_RAW DATA:_
━━━━━━━━━━━━━━━━

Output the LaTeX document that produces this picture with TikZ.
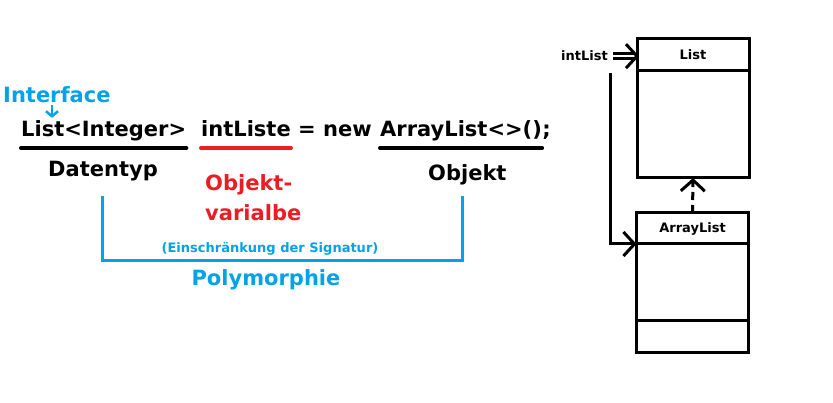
\documentclass[tikz,border=0pt]{standalone}
\usepackage{fontspec}
\setmainfont{DejaVu Sans}
\usepackage{tikz}
\usetikzlibrary{arrows.meta,positioning}
\definecolor{paintblue}{RGB}{0,162,232}
\definecolor{paintred}{RGB}{237,28,36}

\begin{document}
\begin{tikzpicture}[x=1pt,y=1pt,inner sep=0pt,
  code/.style={font=\fontsize{21pt}{30pt}\selectfont\bfseries,anchor=base west},
  small/.style={font=\fontsize{13pt}{15pt}\selectfont\bfseries},
  umlbox/.style={draw,line width=3pt,minimum width=112pt,outer sep=0pt,
    font=\fontsize{13pt}{15pt}\selectfont\bfseries},
  barb/.style={line width=3pt,-{Straight Barb[length=11pt,width=24pt,line width=3pt]}},
  uline/.style={line width=4pt,line cap=round}]
  \useasboundingbox (0,0) rectangle (833,402);

  % code line
  \node[code] (dtype) at (21,265) {List<Integer>};
  \node[code] (var)   at (201,265) {intListe};
  \node[code] (eqnew) at (298,265) {= new};
  \node[code] (obj)   at (380,265) {ArrayList<>()};
  \node[code] (semi)  at (obj.base east) {;};

  \draw[uline] ([yshift=-11pt]dtype.base west) -- ([yshift=-11pt]dtype.base east);
  \draw[uline,paintred] ([yshift=-11pt]var.base west) -- ([yshift=-11pt]var.base east);
  \draw[uline] ([yshift=-11pt]obj.base west) -- ([yshift=-11pt]obj.base east);

  % labels
  \node[code,paintblue] (iface) at (3,299) {Interface};
  \draw[paintblue,line width=2.5pt,-{Straight Barb[length=5pt,width=12pt,line width=2.5pt]}]
    ([xshift=49pt,yshift=-2pt]iface.south west) -- ([xshift=31pt,yshift=3pt]dtype.north west);
  \node[code] (dt) at (48,225) {Datentyp};
  \node[code,paintred,anchor=north west,align=left] (ovar) at (205,228) {Objekt-\\varialbe};
  \node[code] (ob) at (428,221) {Objekt};

  % Polymorphie bracket
  \coordinate (bl) at ([yshift=-14pt]dt.south);
  \coordinate (br) at ([xshift=-5pt,yshift=-10pt]ob.south);
  \draw[paintblue,line width=3pt] (bl) -- ++(0,-65) -| (br);
  \node[font=\fontsize{13pt}{15pt}\selectfont\bfseries,paintblue,anchor=base] (sig) at (270,149)
    {(Einschränkung der Signatur)};
  \node[code,paintblue,anchor=base] (poly) at (266,117) {Polymorphie};

  % UML
  \node[umlbox,minimum height=32pt] (list) at (693,347) {List};
  \node[umlbox,minimum height=107pt,below=0pt of list] (listb) {};
  \node[umlbox,minimum height=31pt] (alist) at (692.5,173.5) {ArrayList};
  \node[umlbox,minimum height=76pt,below=0pt of alist] (alistb) {};
  \node[umlbox,minimum height=32pt,below=0pt of alistb] (alistf) {};

  \node[small,anchor=base east] (intl) at (608,341) {intList};
  \coordinate (tipA) at (intl.east -| list.west);
  \draw[line width=2.5pt,double=white,double distance=2.5pt,shorten >=3pt]
    ([xshift=5pt]intl.east) -- (tipA);
  \draw[line width=3pt] ([shift={(-11pt,12pt)}]tipA) -- (tipA) -- ([shift={(-11pt,-12pt)}]tipA);
  \draw[barb] ([xshift=2pt,yshift=-12pt]intl.south east) |- (alist.south west);
  \draw[barb,dash pattern=on 8pt off 5pt] (alist.north) -- (listb.south);
\end{tikzpicture}
\end{document}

━━━━━━━━━━━━━━━━

Starting at the top of the listing above, reproduce each line up to and including the one with "(ob) at (428,221)"; omit the pictures.

_WRITTEN ANSWER:_
Output the LaTeX document that produces this picture with TikZ.
\documentclass[tikz,border=0pt]{standalone}
\usepackage{fontspec}
\setmainfont{DejaVu Sans}
\usepackage{tikz}
\usetikzlibrary{arrows.meta,positioning}
\definecolor{paintblue}{RGB}{0,162,232}
\definecolor{paintred}{RGB}{237,28,36}

\begin{document}
\begin{tikzpicture}[x=1pt,y=1pt,inner sep=0pt,
  code/.style={font=\fontsize{21pt}{30pt}\selectfont\bfseries,anchor=base west},
  small/.style={font=\fontsize{13pt}{15pt}\selectfont\bfseries},
  umlbox/.style={draw,line width=3pt,minimum width=112pt,outer sep=0pt,
    font=\fontsize{13pt}{15pt}\selectfont\bfseries},
  barb/.style={line width=3pt,-{Straight Barb[length=11pt,width=24pt,line width=3pt]}},
  uline/.style={line width=4pt,line cap=round}]
  \useasboundingbox (0,0) rectangle (833,402);

  % code line
  \node[code] (dtype) at (21,265) {List<Integer>};
  \node[code] (var)   at (201,265) {intListe};
  \node[code] (eqnew) at (298,265) {= new};
  \node[code] (obj)   at (380,265) {ArrayList<>()};
  \node[code] (semi)  at (obj.base east) {;};

  \draw[uline] ([yshift=-11pt]dtype.base west) -- ([yshift=-11pt]dtype.base east);
  \draw[uline,paintred] ([yshift=-11pt]var.base west) -- ([yshift=-11pt]var.base east);
  \draw[uline] ([yshift=-11pt]obj.base west) -- ([yshift=-11pt]obj.base east);

  % labels
  \node[code,paintblue] (iface) at (3,299) {Interface};
  \draw[paintblue,line width=2.5pt,-{Straight Barb[length=5pt,width=12pt,line width=2.5pt]}]
    ([xshift=49pt,yshift=-2pt]iface.south west) -- ([xshift=31pt,yshift=3pt]dtype.north west);
  \node[code] (dt) at (48,225) {Datentyp};
  \node[code,paintred,anchor=north west,align=left] (ovar) at (205,228) {Objekt-\\varialbe};
  \node[code] (ob) at (428,221) {Objekt};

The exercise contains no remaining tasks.